États-Unis et talibans espèrent signer un accord le 29 février, si la baisse des violences devant s’amorcer samedi et durer une semaine est concluante, ce qui constituerait un pas en avant historique en vue de pourparlers de paix en Afghanistan au bout de 18 ans de guerre.
Les États-Unis avaient exigé comme préalable à tout accord une baisse des attaques des talibans dans le pays. « Une fois (la baisse des violences) mise en œuvre avec succès, la signature de l’accord entre les États-Unis et les talibans devrait aller de l’avant », a déclaré Mike Pompeo dans un communiqué publié après une visite en Arabie saoudite. « Nous nous préparons à ce que la signature ait lieu le 29 février ». Cet accord porte sur un retrait des troupes américaines en échange de garanties sécuritaires des talibans.

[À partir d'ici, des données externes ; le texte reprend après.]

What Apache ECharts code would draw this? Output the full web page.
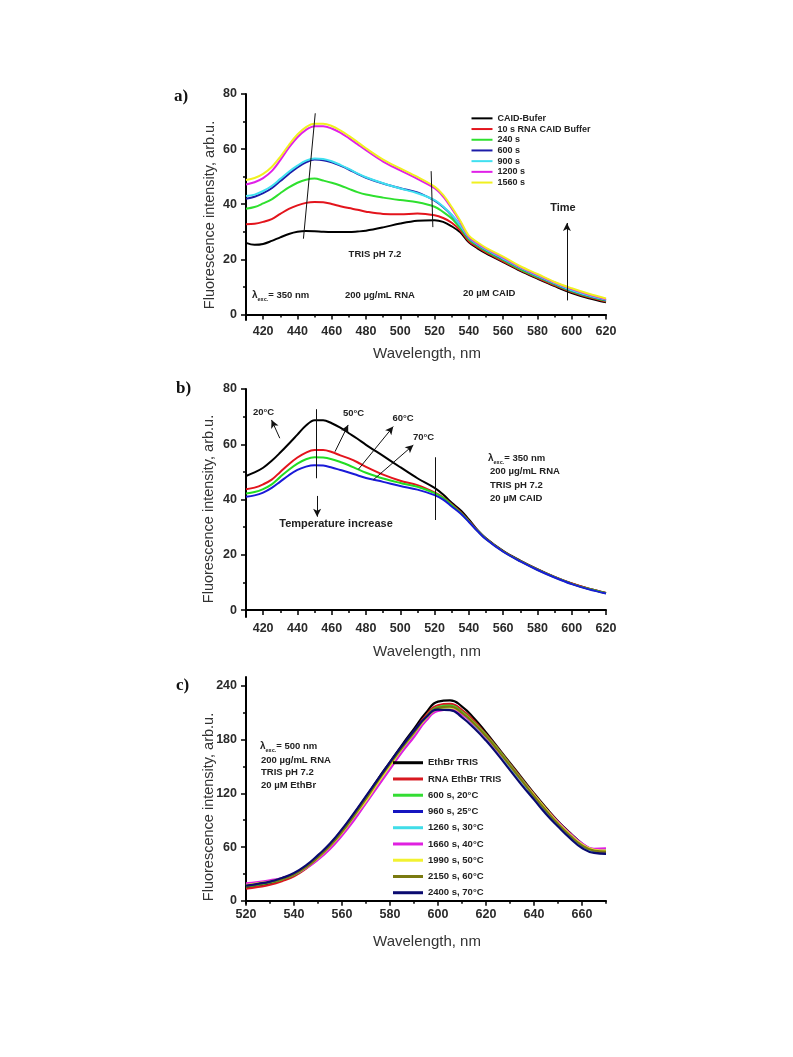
<!DOCTYPE html>
<html><head><meta charset="utf-8">
<script src="https://cdn.jsdelivr.net/npm/echarts@6/dist/echarts.min.js"></script>
<style>html,body{margin:0;padding:0;background:#fff}#c{width:793px;height:1057px}</style>
</head><body><div id="c"></div><script>
// ---------- DATA ----------
const wavelengthA = [410,415,420,425,430,435,440,445,450,455,460,465,470,475,480,490,500,510,520,525,530,535,540,545,550,560,570,580,590,600,610,620];
const namesA = ['CAID-Bufer','10 s RNA CAID Buffer','240 s','600 s','900 s','1200 s','1560 s'];
const a_caid   = [26,25.3,25.6,26.7,28,29.2,30,30.3,30.2,30,29.9,29.9,29.9,30.1,30.4,31.6,33,34,34.2,33.6,32,29.8,26.2,24,22.2,19,15.8,13,10.3,7.8,5.9,4.4];
const a_10s    = [32.7,32.9,33.6,34.6,36.5,38.3,39.6,40.5,40.8,40.7,40.1,39.3,38.6,38,37.3,36.5,36.4,36.6,36,35,33.3,30.5,26.6,24.4,22.5,19.3,16.1,13.3,10.6,8.1,6.2,4.7];
const a_240s   = [38.4,39,40.3,41.8,44,46.1,47.8,48.9,49.3,48.6,47.8,46.8,45.6,44.4,43.5,42.4,41.5,40.7,39.1,37.2,34.8,31.3,27.2,24.9,23,19.7,16.4,13.6,10.9,8.4,6.5,5];
const a_600s   = [42,42.7,44,45.8,48.4,51,53.4,55.2,56.2,56,55.2,54,52.6,51,49.6,47.5,45.8,44.3,41.3,39,36,32.2,27.7,25.3,23.4,20.1,16.8,13.9,11.2,8.7,6.8,5.2];
const a_900s   = [43,43.5,44.8,46.6,49.2,51.8,54,55.8,56.6,56.4,55.6,54.3,52.8,51.2,49.8,47.6,45.7,44,41.5,39.2,36.2,32.2,27.8,25.4,23.5,20.2,16.9,14,11.3,8.8,6.9,5.3];
const a_1200s  = [47.2,48,49.5,52,56,60.5,64.3,67,68.3,68.3,67.5,66,64,61.8,59.6,55.5,52.3,49.2,45.8,42.8,38.5,33.6,28.2,25.8,23.9,20.6,17.2,14.4,11.6,9.2,7.2,5.5];
const a_1560s  = [48.8,49.5,51,53.5,57.2,61.5,65.3,68,69.2,69.2,68.4,66.8,64.8,62.6,60.3,56.2,53,49.9,46.4,43.4,39,34,28.6,26.2,24.2,21,17.5,14.7,11.8,9.5,7.5,5.8];

const wavelengthB = [410,415,420,425,430,435,440,445,450,455,460,465,470,475,480,490,500,510,520,525,530,535,540,545,550,560,570,580,590,600,610,620];
const namesB = ['20°C','50°C','60°C','70°C'];
const b_20C = [48.5,49.8,51.5,54,57,60.2,63.5,66.8,68.7,68.7,67.6,66,64,62,59.8,55.8,51.7,47.7,44.2,41.8,38.8,36.2,32.8,29,26,21.4,17.9,14.8,12,9.6,7.7,6.2];
const b_50C = [43.7,44.3,45.5,47.2,50,52.8,55.2,57,57.9,57.9,57.2,56,54.9,53.5,51.8,49,46.8,45.2,42.6,40.8,38.3,35.6,32.3,28.8,25.8,21.3,17.8,14.7,12,9.6,7.7,6.2];
const b_60C = [42.2,42.7,43.8,45.5,48.2,50.8,53,54.6,55.3,55.2,54.6,53.6,52.4,51,49.7,47.6,46,44.6,42.3,40.6,38,35.3,32.1,28.7,25.7,21.2,17.7,14.6,11.9,9.5,7.6,6.1];
const b_70C = [41,41.5,42.5,44.2,46.5,48.8,50.7,51.9,52.4,52.3,51.6,50.7,49.8,48.8,47.8,46.4,44.9,43.6,41.6,40,37.5,35,31.9,28.6,25.6,21.1,17.6,14.5,11.8,9.4,7.5,6];

const wavelengthC = [520,525,530,535,540,545,550,555,560,565,570,575,580,585,590,595,600,605,610,615,620,625,630,635,640,645,650,655,660,665,670];
const namesC = ['EthBr TRIS','RNA EthBr TRIS','600 s, 20°C','960 s, 25°C','1260 s, 30°C','1660 s, 40°C','1990 s, 50°C','2150 s, 60°C','2400 s, 70°C'];
const c_ethbr  = [15,17,19.5,23.5,29,38,50,63,79,97,116,136,155,174,192,210,222.5,224,217,204,188,171,154,137,120,104,89,76,64,56,53];
const c_rna    = [13.5,15.5,18,22,27.5,36,47,60,76,94,113,133,152,171,189,207,218.5,220,213,201,186,170,153,136,119,103,88,75,63,56,55];
const c_600s   = [16,18,20.5,24,29,37,48,61,76,94,113,132,151,170,187,205,216.5,218,211,199,185,169,152,135,118,102,87,74,63,57,56];
const c_960s   = [17,19,21.5,25,30,38,49,62,77,95,114,133,152,170,187,204,214.5,216,209,197,183,167,150,133,116,100,86,73,62,56,55];
const c_1260s  = [18,20,22,25,29.5,37,47,59,74,91,110,129,148,167,184,202,213,214.5,209,197,183,167,150,133,117,101,86,73,62,56,56];
const c_1660s  = [19.5,21,23,25.5,30,36.5,46,58,73,90,109,128,147,166,183,201,212,213.5,208,197,183,167,151,134,118,102,88,75,64,58,58.5];
const c_1990s  = [17.5,19.5,21.5,25,30,37.5,48,61,76,94,112,132,151,170,187,204,214.5,216,210,198,184,168,151,134,118,102,87,74,63,57,56];
const c_2150s  = [16.5,18.5,21,24.5,29.5,37.5,48.5,61.5,77,95,114,134,153,171,188,205,215.5,217,210,198,184,168,151,134,117,101,86,73,62,56,55];
const c_2400s  = [17,19,21.5,25.5,31,39.5,51,64,80,98,117,136,155,173,190,205,213.5,213,205,193,179,163,146,129,113,97,83,70,59,53.5,52.5];

// tick labels
const xLabelsAB = [420,440,460,480,500,520,540,560,580,600,620];
const xMinorAB  = [410,430,450,470,490,510,530,550,570,590,610];
const yLabelsAB = [0,20,40,60,80];
const yMinorAB  = [10,30,50,70];
const xLabelsC = [520,540,560,580,600,620,640,660];
const xMinorC  = [530,550,570,590,610,630,650,670];
const yLabelsC = [0,60,120,180,240];
const yMinorC  = [30,90,150,210];

// ---------- CHART ----------
const FONT = '"Liberation Sans", Arial, sans-serif';
const chart = echarts.init(document.getElementById('c'));

const grids = [
  {left:246, top:94, width:360, height:226},
  {left:246, top:389, width:360, height:228},
  {left:246, top:677, width:360, height:226.5}
];
const ranges = [
  {xmin:410,xmax:620,ymin:-2,ymax:80, xl:xLabelsAB,xm:xMinorAB,yl:yLabelsAB,ym:yMinorAB},
  {xmin:410,xmax:620,ymin:-2.5,ymax:80, xl:xLabelsAB,xm:xMinorAB,yl:yLabelsAB,ym:yMinorAB},
  {xmin:520,xmax:670,ymin:-3,ymax:250, xl:xLabelsC,xm:xMinorC,yl:yLabelsC,ym:yMinorC}
];
const labelStyle = {fontFamily:FONT, fontSize:12.5, fontWeight:'bold', color:'#2a2a2a'};
const xAxis = [], yAxis = [];
ranges.forEach((r,g)=>{
  xAxis.push({type:'value', gridIndex:g, position:'bottom', min:r.xmin, max:r.xmax,
    axisLine:{show:true, lineStyle:{color:'#000', width:2}},
    axisTick:{show:true, customValues:r.xl, length:5, lineStyle:{color:'#000', width:1.5}},
    axisLabel:{customValues:r.xl, margin:5, ...labelStyle},
    splitLine:{show:false}});
  xAxis.push({type:'value', gridIndex:g, position:'bottom', min:r.xmin, max:r.xmax,
    axisLine:{show:false},
    axisTick:{show:true, customValues:r.xm, length:3, lineStyle:{color:'#000', width:1.5}},
    axisLabel:{show:false}, splitLine:{show:false}});
  yAxis.push({type:'value', gridIndex:g, position:'left', min:r.ymin, max:r.ymax,
    axisLine:{show:true, lineStyle:{color:'#000', width:2}},
    axisTick:{show:true, customValues:r.yl, length:5, lineStyle:{color:'#000', width:1.5}},
    axisLabel:{customValues:r.yl, margin:9, ...labelStyle},
    splitLine:{show:false}});
  yAxis.push({type:'value', gridIndex:g, position:'left', min:r.ymin, max:r.ymax,
    axisLine:{show:false},
    axisTick:{show:true, customValues:r.ym, length:3, lineStyle:{color:'#000', width:1.5}},
    axisLabel:{show:false}, splitLine:{show:false}});
});

function ls(name, xs, ys, color, g, width, sm){
  return {type:'line', name, xAxisIndex:g*2, yAxisIndex:g*2,
    data:xs.map((x,i)=>[x,ys[i]]), symbol:'none', showSymbol:false, smooth:sm,
    lineStyle:{color, width}, itemStyle:{color}, silent:true, z:3};
}
const colA = ['#000000','#e3141c','#2ee02e','#1c1ca8','#40e0f0','#e020e8','#f0f020'];
const seriesA = [a_caid,a_10s,a_240s,a_600s,a_900s,a_1200s,a_1560s].map((d,i)=>ls(namesA[i],wavelengthA,d,colA[i],0,2,0.35));
const colB = ['#000000','#e3141c','#22dd22','#1a1ad8'];
const seriesB = [b_20C,b_50C,b_60C,b_70C].map((d,i)=>ls(namesB[i],wavelengthB,d,colB[i],1,2,0.35));
const colC = ['#000000','#d81820','#33dd33','#1515c0','#40dde8','#e020e0','#f2f230','#7a7a10','#0a0a70'];
const seriesC = [c_ethbr,c_rna,c_600s,c_960s,c_1260s,c_1660s,c_1990s,c_2150s,c_2400s].map((d,i)=>ls(namesC[i],wavelengthC,d,colC[i],2,2.2,0.5));

const arrowEnd = {symbol:'arrow', symbolSize:[6,8]};
function seg(p1,p2,arrow){ return [{coord:p1, symbol:'none'}, Object.assign({coord:p2}, arrow?arrowEnd:{symbol:'none'})]; }
const mlBase = {silent:true, animation:false, symbol:['none','none'], label:{show:false}, lineStyle:{color:'#111', width:1, type:'solid'}, emphasis:{disabled:true}};
seriesA[0].markLine = Object.assign({}, mlBase, {data:[
  seg([443.5,27.5],[450.4,73]),
  seg([518,52],[519,31.7]),
  seg([597.2,5.1],[597.2,33.2],true)
]});
seriesB[0].markLine = Object.assign({}, mlBase, {data:[
  seg([450.8,72.7],[450.8,47.7]),
  seg([520.3,55.3],[520.3,32.6]),
  seg([429.7,62.2],[424.9,68.8],true),
  seg([461.9,57.3],[469.6,67],true),
  seg([475.5,50.9],[495.9,66.4],true),
  seg([484.2,47.1],[507.6,59.7],true),
  seg([451.5,41.3],[451.5,33.8],true)
]});

const legTxt = {fontFamily:FONT, fontWeight:'bold', color:'#222'};
const legend = [
  {data:namesA, orient:'vertical', left:471.5, top:113, padding:0, icon:'rect', itemWidth:21, itemHeight:2, itemGap:0,
   selectedMode:false, textStyle:Object.assign({fontSize:9, lineHeight:10.7}, legTxt)},
  {data:namesC, orient:'vertical', left:393, top:754.6, padding:0, icon:'rect', itemWidth:30, itemHeight:3, itemGap:0,
   selectedMode:false, textStyle:Object.assign({fontSize:9.5, lineHeight:16.25}, legTxt)}
];

function txt(x,y,text,size){
  return {type:'text', x, y, silent:true, z:10,
    style:{text, fontFamily:FONT, fontSize:size, fontWeight:'bold', fill:'#222', align:'left', verticalAlign:'middle'}};
}
function ctxt(x,y,text,size){
  return {type:'text', x, y, silent:true, z:10,
    style:{text, fontFamily:FONT, fontSize:size, fontWeight:'bold', fill:'#222', align:'center', verticalAlign:'middle'}};
}
function lam(x,y,val,size){
  return {type:'text', x, y, silent:true, z:10, style:{
    text:'{l|λ}{s|exc.}{n|= '+val+'}', align:'left', verticalAlign:'middle',
    rich:{l:{fontFamily:FONT,fontSize:size+0.5,fontWeight:'bold',fill:'#222',lineHeight:14},
          s:{fontFamily:FONT,fontSize:5.5,fontWeight:'bold',fill:'#222',lineHeight:8,verticalAlign:'bottom'},
          n:{fontFamily:FONT,fontSize:size,fontWeight:'bold',fill:'#222',lineHeight:14}}}};
}
function ytitle(x,y){
  return {type:'text', x, y, rotation:Math.PI/2, silent:true,
    style:{text:'Fluorescence intensity, arb.u.', fontFamily:FONT, fontSize:14.5, fill:'#333', align:'center', verticalAlign:'middle'}};
}
function xtitle(x,y){
  return {type:'text', x, y, silent:true,
    style:{text:'Wavelength, nm', fontFamily:FONT, fontSize:15, fill:'#333', align:'center', verticalAlign:'middle'}};
}
function plabel(x,y,t){
  return {type:'text', x, y, silent:true,
    style:{text:t, fontFamily:'"Liberation Serif", "Times New Roman", serif', fontSize:17, fontWeight:'bold', fill:'#111', align:'left', verticalAlign:'middle'}};
}

const graphic = [
  plabel(174,97,'a)'), plabel(176,389,'b)'), plabel(176,686,'c)'),
  ytitle(210,215), ytitle(209,509), ytitle(209,807),
  xtitle(427,354), xtitle(427,651.5), xtitle(427,941.5),
  // panel a
  ctxt(375,254,'TRIS pH 7.2',9.5),
  lam(252,295,'350 nm',9.5),
  txt(345,295,'200 µg/mL RNA',9.5),
  txt(463,293,'20 µM CAID',9.5),
  ctxt(563,208,'Time',11),
  // panel b
  txt(253,412,'20°C',9.5), txt(343,413.5,'50°C',9.5), txt(392.5,418,'60°C',9.5), txt(413,437.5,'70°C',9.5),
  ctxt(336,523.5,'Temperature increase',11),
  lam(488,458,'350 nm',9.5),
  txt(490,471,'200 µg/mL RNA',9.5),
  txt(490,485,'TRIS pH 7.2',9.5),
  txt(490,498.5,'20 µM CAID',9.5),
  // panel c
  lam(260,746,'500 nm',9.5),
  txt(261,760.5,'200 µg/mL RNA',9.5),
  txt(261,772.5,'TRIS pH 7.2',9.5),
  txt(261,785.5,'20 µM EthBr',9.5)
];

chart.setOption({
  animation:false,
  backgroundColor:'#fff',
  grid:grids, xAxis, yAxis, legend,
  series:[...seriesA, ...seriesB, ...seriesC],
  graphic
});
</script></body></html>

« Après de longues négociations, (les deux parties) ont convenu de signer l’accord finalisé en présence d’observateurs internationaux (…) le 29 février », ont confirmé les talibans dans un communiqué. Tant les États-Unis que les insurgés vont désormais « créer une situation sécuritaire adéquate » avant cette date, ont-ils poursuivi. Moscou a immédiatement salué « un évènement important » pour la paix, l’Otan se félicitant de son côté d’un accord qui ouvre la voie à une « paix durable ».
Retrait progressif des troupes
Javed Faisal, directeur du Conseil national de la sécurité d’Afghanistan, un organe gouvernemental, avait préalablement annoncé que la « réduction des violences » entre les talibans et les forces pro-gouvernementales et américaines démarrerait le 22 février pour « une semaine ». « Nous espérons que cette réduction des violences mènera à un cessez-le-feu, et à une paix durable en Afghanistan », avait-il poursuivi, interrogé. Plusieurs sources talibanes ont confirmé cette information, qui si elle se vérifie sur le terrain, pourrait permettre le retrait progressif des 12 à 13 000 soldats américains basés en Afghanistan et la fin pour les États-Unis de sa plus longue guerre.
Les talibans ont été chassés du pouvoir en Afghanistan par une coalition internationale menée par les États-Unis après les attentats du 11 septembre 2001 sur le sol américain. Les insurgés, qui gouvernaient à Kaboul depuis 1996, ont ensuite mené une guérilla incessante, qui a tué plus de 2 400 soldats américains et des dizaines de milliers de membres des forces de sécurité afghanes. Washington a dépensé plus de 1 000 milliards de dollars pour cette guerre, qui a aussi fait plus de 10 000 morts parmi les civils afghans depuis 2009, selon l’ONU.
« Nous avons reçu des ordres de nos dirigeants, nous demandant d’être prêts pour la réduction des violences qui démarrera samedi », a déclaré un taliban du district de Maiwand, dans la province de Kandahar. Un autre commandant taliban basé à Kandahar, Hafiz Saeed Hedayat, a toutefois affirmé que la diminution des combats ne s’appliquerait qu' »aux villes et aux principales routes ». « Cela signifie que peut-être la violence se poursuivra dans les districts » ruraux.
« Nouveau système politique inclusif »
Une fois cet accord signé, des discussions inter-afghanes doivent s’ouvrir, alors que les talibans refusent depuis 18 ans de négocier avec le gouvernement de Kaboul, qu’ils considèrent comme une « marionnette » de Washington. D’après une source talibane au Pakistan, ces pourparlers devraient démarrer « le 10 mars ». Jeudi, le numéro 2 des insurgés Sirajuddin Haqqani avait déclaré les rebelles « pleinement engagés à travailler avec les autres parties » dans un « respect sincère afin de convenir d’un nouveau système politique inclusif ». « Nous sommes sur le point de signer un accord avec les États-Unis et nous sommes pleinement engagés à en appliquer toutes les dispositions, dans la lettre et l’esprit », avait-il écrit dans une tribune au quotidien américain New York Times.
Pour l’expert des talibans Rahimullah Yusufzai, « les deux parties ont montré leur volonté de signer un accord de paix, ce qui constitue une évolution significative ». Mais la phase suivante sera plus problématique, car « les talibans ne sont toujours pas disposés à discuter directement avec le gouvernement afghan », dans lequel agissent en outre des « fauteurs de troubles » « opposés à ce processus », a-t-il estimé. La réduction de la violence n’est « encore que la première étape pour arriver à des négociations intra-afghanes », a opiné Andrew Watkins, un analyste de l’International Crisis Group. « Ces pourparlers seront eux-mêmes difficiles, mais ils constituent la meilleure voie vers un règlement pacifique du conflit afghan ».